In December 2008, the yeshiva celebrated a Hachnasas Sefer Torah, the traditional festivity upon the completion of a new Torah scroll. Several hundred guests came to Carteret for the procession, including several eminent Torah figures. Noe Street was barricaded off to outside traffic as the crowd wound its way to the yeshiva building accompanied by live music and dancing.

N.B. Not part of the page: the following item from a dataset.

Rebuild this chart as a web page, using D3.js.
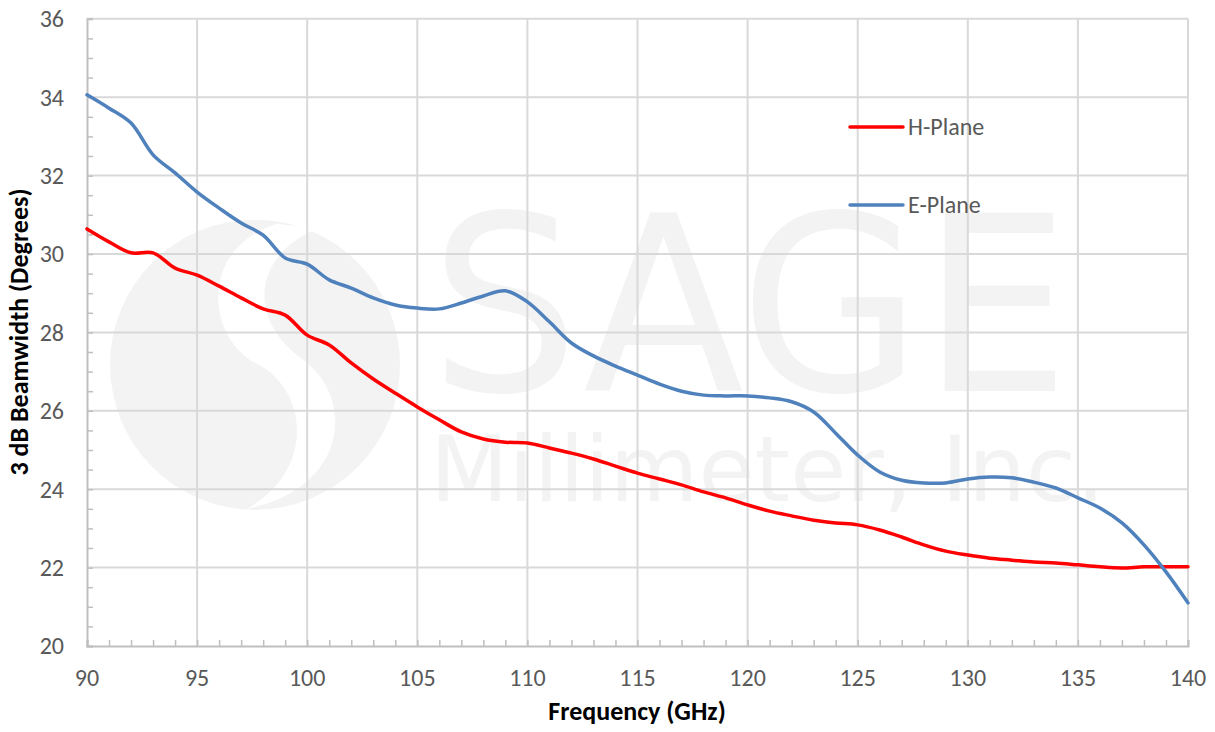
<!DOCTYPE html>
<html>
<head>
<meta charset="utf-8">
<script src="https://cdn.jsdelivr.net/npm/d3@7"></script>
<style>
  body { margin: 0; background: #fff; }
  svg text { font-family: Carlito, Calibri, "Open Sans", "Noto Sans", sans-serif; }
</style>
</head>
<body>
<svg id="chart" width="1215" height="732"></svg>
<script>
// frequency samples (GHz), 1 GHz step
const freq = d3.range(90, 141);

const hPlane = [30.64, 30.31, 30.03, 30.03, 29.64, 29.46, 29.18, 28.88, 28.60, 28.44,
  27.93, 27.68, 27.22, 26.81, 26.45, 26.10, 25.77, 25.46, 25.28, 25.20,
  25.18, 25.05, 24.92, 24.77, 24.59, 24.41, 24.26, 24.11, 23.93, 23.78,
  23.60, 23.44, 23.32, 23.21, 23.14, 23.09, 22.96, 22.78, 22.58, 22.42,
  22.32, 22.24, 22.19, 22.14, 22.12, 22.07, 22.02, 21.99, 22.02, 22.02, 22.02];

const ePlane = [34.06, 33.72, 33.34, 32.53, 32.07, 31.58, 31.17, 30.79, 30.48, 29.90,
  29.74, 29.34, 29.13, 28.88, 28.70, 28.62, 28.60, 28.75, 28.93, 29.06,
  28.78, 28.27, 27.73, 27.40, 27.14, 26.91, 26.68, 26.50, 26.40, 26.38,
  26.38, 26.33, 26.23, 25.97, 25.43, 24.87, 24.44, 24.23, 24.16, 24.16,
  24.26, 24.31, 24.29, 24.18, 24.03, 23.78, 23.52, 23.14, 22.58, 21.89, 21.10];

const xTicks = [90, 95, 100, 105, 110, 115, 120, 125, 130, 135, 140];
const yTicks = [20, 22, 24, 26, 28, 30, 32, 34, 36];

const series = [
  { name: "H-Plane", values: hPlane, color: "#ff0000" },
  { name: "E-Plane", values: ePlane, color: "#4f81bd" }
];

const svg = d3.select("#chart");
const margin = { top: 18.8, left: 87, right: 27, bottom: 86 };
const width = 1215 - margin.left - margin.right,
      height = 732 - margin.top - margin.bottom;

const x = d3.scaleLinear().domain([90, 140]).range([0, width]);
const y = d3.scaleLinear().domain([20, 36]).range([height, 0]);

const g = svg.append("g")
  .attr("transform", `translate(${margin.left}, ${margin.top})`);

// watermark (logo + company name), sits behind the grid
const wm = g.append("g").style("fill", "#f3f3f3");
wm.append("circle").attr("cx", 168).attr("cy", 346).attr("r", 145);
wm.append("path")
  .attr("d", "M 190 205 C 110 230 120 320 170 345 C 220 370 230 450 160 490 C 260 470 270 380 215 340 C 165 305 160 240 230 210 Z")
  .style("fill", "#fff");
wm.append("text")
  .attr("x", 343).attr("y", 372)
  .style("font-family", "'DejaVu Sans', sans-serif")
  .style("font-size", "245px")
  .attr("textLength", 640)
  .attr("lengthAdjust", "spacingAndGlyphs")
  .text("SAGE");
wm.append("text")
  .attr("x", 343).attr("y", 482)
  .style("font-family", "'DejaVu Sans', sans-serif")
  .style("font-size", "90px")
  .attr("textLength", 675)
  .attr("lengthAdjust", "spacingAndGlyphs")
  .text("Millimeter, Inc.");

// grid
g.append("g").selectAll("line")
  .data(yTicks.slice(1)).enter()
  .append("line")
    .attr("x1", 0).attr("x2", width)
    .attr("y1", d => y(d)).attr("y2", d => y(d))
    .style("stroke", "#d9d9d9").style("stroke-width", 2);

g.append("g").selectAll("line")
  .data(xTicks.slice(1)).enter()
  .append("line")
    .attr("x1", d => x(d)).attr("x2", d => x(d))
    .attr("y1", 0).attr("y2", height)
    .style("stroke", "#d9d9d9").style("stroke-width", 2);

// axes: minor ticks inside, major labels outside
const xAxis = g.append("g")
  .attr("transform", `translate(0, ${height})`)
  .call(d3.axisBottom(x).tickValues(d3.range(90, 141)).tickSize(-6).tickFormat(""));
const yAxis = g.append("g")
  .call(d3.axisLeft(y).tickValues(d3.range(20, 36.01, 0.5)).tickSize(-6).tickFormat(""));

[xAxis, yAxis].forEach(a => {
  a.select(".domain").style("stroke", "#bfbfbf").style("stroke-width", 2);
  a.selectAll(".tick line").style("stroke", "#bfbfbf").style("stroke-width", 1.5);
});

g.append("g").selectAll("text")
  .data(xTicks).enter()
  .append("text")
    .attr("x", d => x(d))
    .attr("y", height + 32)
    .attr("dy", "0.35em")
    .style("text-anchor", "middle")
    .style("font-size", "24px")
    .style("fill", "#595959")
    .text(d => d);

g.append("g").selectAll("text")
  .data(yTicks).enter()
  .append("text")
    .attr("x", -23)
    .attr("y", d => y(d))
    .attr("dy", "0.35em")
    .style("text-anchor", "end")
    .style("font-size", "24px")
    .style("fill", "#595959")
    .text(d => d);

// axis titles
svg.append("text")
  .attr("x", 637).attr("y", 720)
  .style("text-anchor", "middle")
  .style("font-size", "26px")
  .style("font-weight", "bold")
  .style("fill", "#000")
  .text("Frequency (GHz)");

svg.append("text")
  .attr("transform", "translate(28, 332) rotate(-90)")
  .style("text-anchor", "middle")
  .style("font-size", "26px")
  .style("font-weight", "bold")
  .style("fill", "#000")
  .text("3 dB Beamwidth (Degrees)");

// lines
const line = d3.line()
  .x((d, i) => x(freq[i]))
  .y(d => y(d))
  .curve(d3.curveCatmullRom.alpha(0.5));

series.forEach(s => {
  g.append("path")
    .attr("d", line(s.values))
    .style("fill", "none")
    .style("stroke", s.color)
    .style("stroke-width", 3.5)
    .style("stroke-linecap", "round");
});

// legend
const legend = svg.append("g").attr("transform", "translate(850, 127)");
series.forEach((s, i) => {
  const row = legend.append("g").attr("transform", `translate(0, ${i * 78})`);
  row.append("line")
    .attr("x1", 0).attr("x2", 53)
    .style("stroke", s.color).style("stroke-width", 3.5)
    .style("stroke-linecap", "round");
  row.append("text")
    .attr("x", 58).attr("dy", "0.35em")
    .style("font-size", "24px")
    .style("fill", "#595959")
    .text(s.name);
});
</script>
</body>
</html>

In September 2011, the yeshiva held a kesivas osios (Torah scroll-writing ceremony) in Lakewood for another new Torah scroll, that was to be dedicated after Sukkos 2011. The Hachnosas Sefer Torah took place in Carteret.

== Hurricane Sandy ==
In October 2012 the yeshiva building experienced substantial damage from Hurricane Sandy. The flooding reached nearly 2 ft above the main floor, as well as damaged dormitory houses. One dormitory, hit by the flood and by an explosion from a neighboring building, was condemned by the township. Total damage was estimated at close to $200,000. The Yeshiva was ineligible for FEMA assistance, due to the exclusion of religious institutions at the time. This set back the Yeshiva tremendously.

== Hurricane Ida and fire ==
In September 2021, the Yeshiva suffered massive amounts of damage from Hurricane Ida. Later the same school year (early summer 2022), the Yeshiva had a fire.